What is Pancreatitis?
Pancreatitis refers to the irritation of the pancreas. The pancreas is located behind the abdominal area, within close proximity to the duodenum. The pancreas’ main function is to discharge digestive enzymes into the duodenum, by means of the pancreatic duct. Pancreatic enzymes combine with bile, which is produced by the liver. This liquid is stored in the gallbladder, and is later used to assist in the digestion of food. The pancreas is also responsible for the discharge of insulin and glucagon into the capillaries. Insulin and glucagon aid in the regulation of glucose, that is taken from food to form energy.
Usually, the digestive enzymes that are discharged from the pancreas are not activated until they are in the small intestines. In cases where the pancreas becomes irritated, the enzymes that it contains will start to attack the tissues, that are responsible for their production; this will result in damages to the tissue. Pancreatitis can occur suddenly, or it can be prolonged, however both occurrences are severe as they may cause further complications. Most complications results in continuous bleeding, infection, and permanent damage to tissues. Pancreatitis occurs in both men, and women, but it is more common in men.
Pancreatitis can be classified as acute or chronic. In acute pancreatitis, the pancreas is irritated suddenly, in a short space of time. Most acute pancreatitis cases report gallstone or alcohol consumption as their cause. In other instances, the reported causes are due to the use of certain medications, metabolism problems, trauma to the pancreas, infection in the pancreas, and surgery. There are however cases where the cause is unknown.
The impact of acute pancreatitis can be so severe, that it also causes damage to the heart, lungs, and kidneys. However, most persons that have been affected by acute pancreatitis, have recovered following treatment. Chronic pancreatitis on the other hand, commonly takes place after an acute pancreatitis has occurred. This is due to the continuous irritation of the pancreas. Chronic pancreatitis, in most cases, results from continuous alcohol consumption. A minority of the cases are due to metabolism problems. In rare instances, chronic pancreatitis may be hereditary. Damage to the pancreas resulting from the continuous consumption of alcohol, may not activate indicators, until years after the damage has taken place. This may cause the affected individual to lose their pancreatic function, which later results in abnormalities in blood sugar, and digestion.
Symptoms of pancreatitis
The symptoms of pancreatitis will depend on the type of pancreatitis an individual is affected with, whether acute or chronic. The symptoms of pancreatitis may also vary from individual to individual. Pain is a common symptom of acute pancreatitis, the pain usually occurs suddenly, but it has the ability to build up slowly. The pain is felt in the abdomen; it can last for days, and usually intensifies after having a meal or when the individual is lying flat on their back. Other symptoms may include, nausea, fever, fast and unsteady heartbeat due to dehydration, or vomiting, as well as dizziness, and headaches.

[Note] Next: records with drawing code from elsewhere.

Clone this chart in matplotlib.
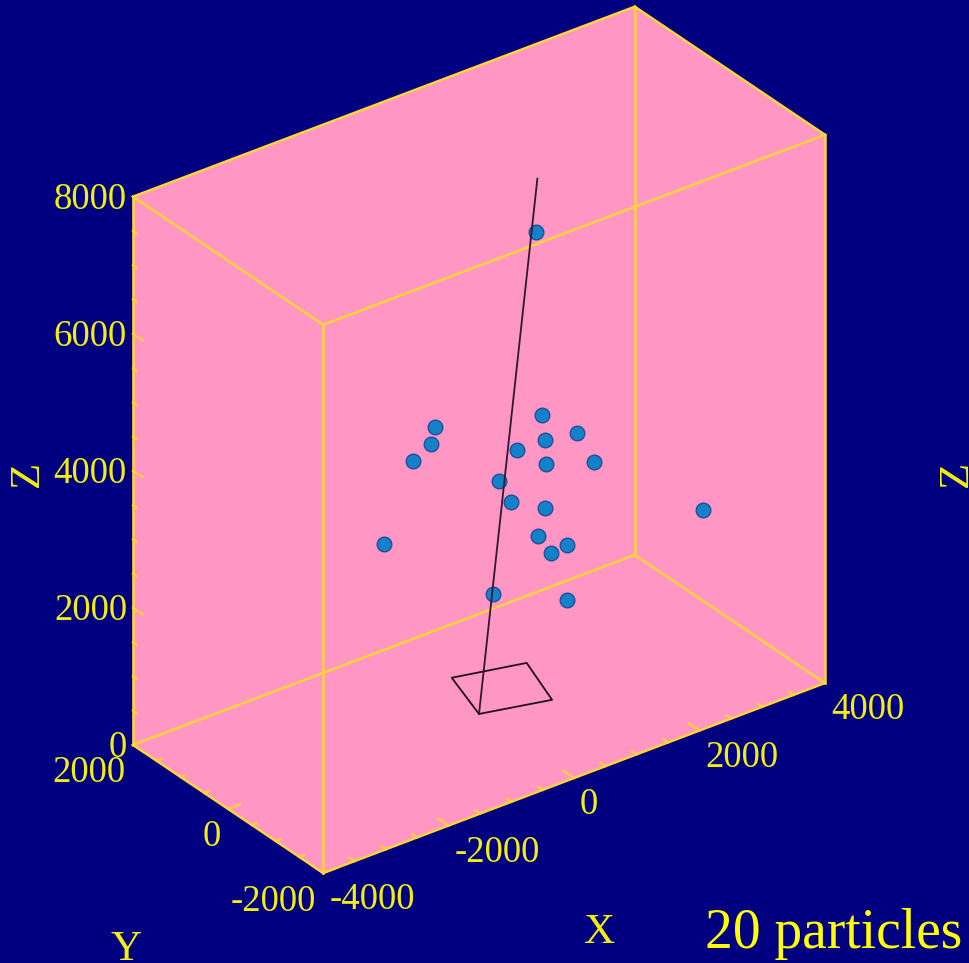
import itertools

import numpy as np
import matplotlib.pyplot as plt
from matplotlib.transforms import offset_copy
from mpl_toolkits.mplot3d import proj3d
from mpl_toolkits.mplot3d.art3d import Poly3DCollection

# particle hits (x, y, z)
hit_x = [908, 1004, -701, 1562, 1052, -765, 606, -1052, 1068, 1833,
         319, 510, 1052, 3570, 940, -1514, 1402, 1147, 223, 1402]
hit_y = [0] * 20
hit_z = [6721, 4018, 4434, 3561, 3635, 4207, 3644, 4058, 3279, 3044,
         3291, 2918, 2642, 1740, 2273, 3007, 1981, 1953, 1675, 1178]

# shower axis from the core up to the top of the volume
track_x = [0, 400]
track_y = [0, -700]
track_z = [0, 8000]

# detector outline on the ground
det_x = [0, 960, 1260, 270, 0]
det_y = [0, -270, 660, 930, 0]
det_z = [0, 0, 0, 0, 0]

xlim = (-4000, 4000)
ylim = (-2000, 2000)
zlim = (0, 8000)
xticks = [-4000, -2000, 0, 2000, 4000]
yticks = [-2000, 0, 2000]
zticks = [0, 2000, 4000, 6000, 8000]
minor_step = 500

caption = "20 particles"

NAVY = "#000080"
PINK = "#ff96c4"
GOLD = "#ffd43a"
YELLOW = "#ffff00"
LABEL = "#f2ee10"
W, H = 969, 963

if __name__ == "__main__":
    plt.rcParams['font.family'] = ['Liberation Serif', 'DejaVu Serif']

    fig = plt.figure(figsize=(W / 100, H / 100), dpi=100, facecolor=NAVY)
    ax = fig.add_axes([0.02, 0.02, 0.96, 0.96], projection='3d',
                      proj_type='ortho', computed_zorder=False)
    ax.set_facecolor(NAVY)
    ax.set_xlim(*xlim)
    ax.set_ylim(*ylim)
    ax.set_zlim(*zlim)
    ax.set_box_aspect((627, 317, 635))
    ax.view_init(elev=30.33, azim=-126.86)
    ax.set_axis_off()

    x0, x1 = xlim
    y0, y1 = ylim
    z0, z1 = zlim

    # the three back walls cover the whole silhouette
    faces = [
        [(x1, y0, z0), (x1, y1, z0), (x1, y1, z1), (x1, y0, z1)],
        [(x0, y1, z0), (x1, y1, z0), (x1, y1, z1), (x0, y1, z1)],
        [(x0, y0, z0), (x1, y0, z0), (x1, y1, z0), (x0, y1, z0)],
    ]
    ax.add_collection3d(Poly3DCollection(faces, facecolor=PINK,
                                         edgecolor=PINK, linewidth=0.6,
                                         zorder=1))

    corners = list(itertools.product(xlim, ylim, zlim))
    for a, b in itertools.combinations(corners, 2):
        if sum(p != q for p, q in zip(a, b)) == 1:
            ax.plot(*zip(a, b), color=GOLD, lw=1.8, zorder=2)

    # ticks point into the box
    for v in np.arange(x0, x1 + 1, minor_step):
        L = 230 if v in xticks else 100
        ax.plot([v, v], [y0, y0 + L], [z0, z0], color=GOLD, lw=1.6, zorder=2)
    for v in np.arange(y0, y1 + 1, minor_step):
        L = 190 if v in yticks else 80
        ax.plot([x0, x0 + L], [v, v], [z0, z0], color=GOLD, lw=1.6, zorder=2)
    for v in np.arange(z0, z1 + 1, minor_step):
        L = 200 if v in zticks else 90
        ax.plot([x0, x0], [y1, y1 - L], [v, v], color=GOLD, lw=1.6, zorder=2)

    ax.plot(det_x, det_y, det_z, color="#201018", lw=1.3, zorder=3)
    ax.plot(hit_x, hit_y, hit_z, 'o', ls='none', ms=10.5, mfc="#1482c8",
            mec="#1a4fa0", mew=1.0, zorder=3)
    ax.plot(track_x, track_y, track_z, color="#301830", lw=1.3, zorder=4)

    def tick_label(x, y, z, s, dx, dy, ha):
        tr = offset_copy(ax.transData, fig=fig, x=dx, y=dy, units='dots')
        ax.text(x, y, z, s, transform=tr, ha=ha, va='baseline',
                fontsize=26.5, color=LABEL)

    for v in zticks:
        tick_label(x0, y1, v, str(v), -6, -12.5, 'right')
    for v in yticks:
        tick_label(x0, v, z0, str(v), -7, -37.5, 'right')
    for v in xticks:
        tick_label(v, y0, z0, str(v), 6, -36, 'left')

    # scale and shift the axes so the box lands where it should
    fig.canvas.draw()
    cx, cy, cz = (np.array(c, dtype=float) for c in zip(*corners))
    u, v, _ = proj3d.proj_transform(cx, cy, cz, ax.get_proj())
    pts = ax.transData.transform(np.column_stack([u, v]))
    bb = ax.get_position()
    c0x = (bb.x0 + bb.x1) / 2 * W
    c0y = (bb.y0 + bb.y1) / 2 * H
    k = (825 - 133) / (pts[:, 0].max() - pts[:, 0].min())
    ncx = 133 - k * (pts[:, 0].min() - c0x)
    ncy = (H - 873) - k * (pts[:, 1].min() - c0y)
    S = k * bb.width * W
    ax.set_position([(ncx - S / 2) / W, (ncy - S / 2) / H, S / W, S / H])

    def fig_text(x, y, s, **kw):
        fig.text(x / W, 1 - y / H, s, **kw)

    fig_text(600, 943, "X", fontsize=31, color=LABEL, ha='center',
             va='baseline')
    fig_text(126, 960, "Y", fontsize=31, color=LABEL, ha='center',
             va='baseline')
    fig_text(28, 474, "Z", fontsize=31, color=LABEL, ha='center',
             va='center', rotation=90)
    fig_text(957, 474, "Z", fontsize=31, color=LABEL, ha='center',
             va='center', rotation=90)
    fig_text(705, 948, caption, fontsize=40, color=YELLOW, ha='left',
             va='baseline')

    plt.savefig("out.png", dpi=100, facecolor=NAVY)
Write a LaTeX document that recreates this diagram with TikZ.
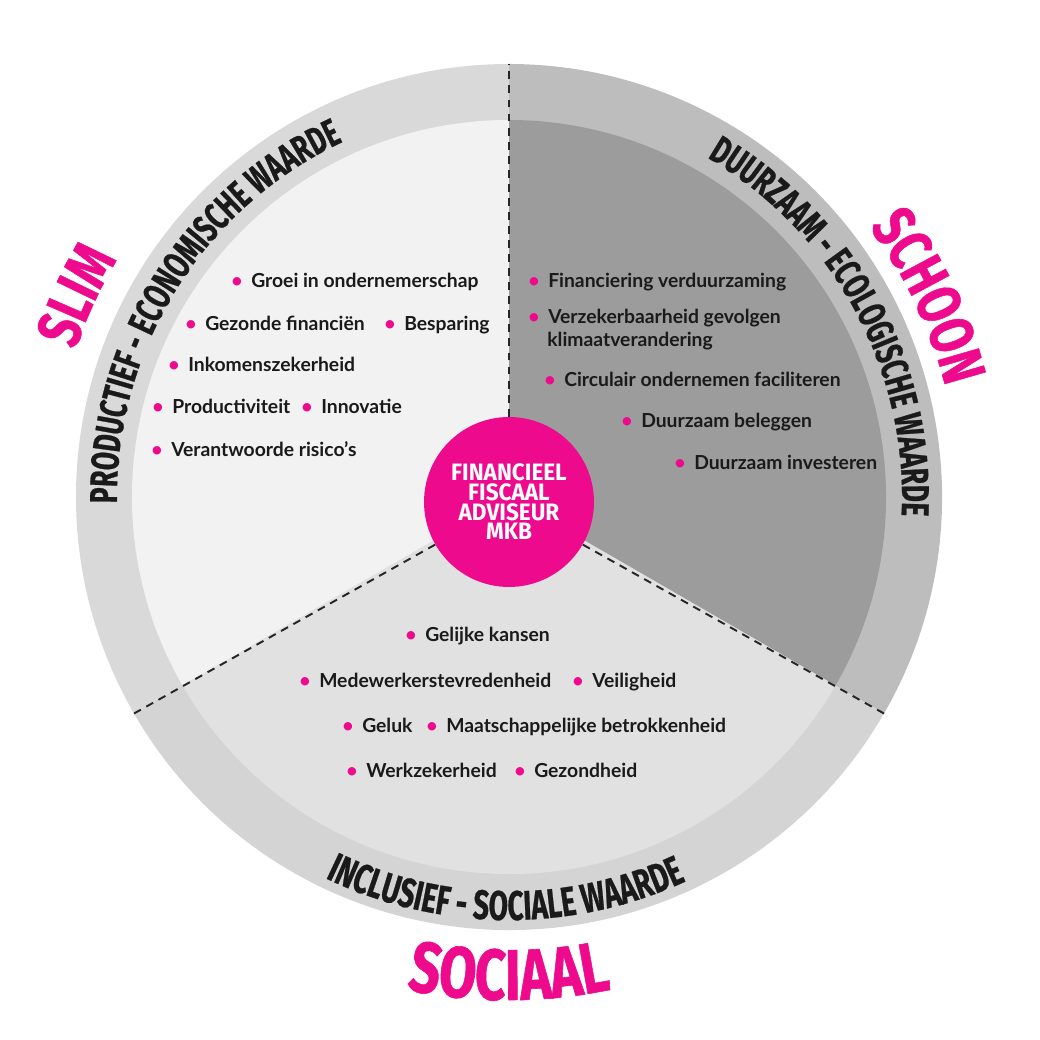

An individual with acute pancreatitis hardly experiences pain. In cases where pain is felt, it is usually continuous, and incapacitating. In most cases the pain stops when the condition gets worse, and this is not a good sign, because it means that the pancreas is no longer working. Other symptoms may include the body’s inability to create insulin, which results in diabetes, indigestion which causes weight loss, and anemia resulting from low blood count.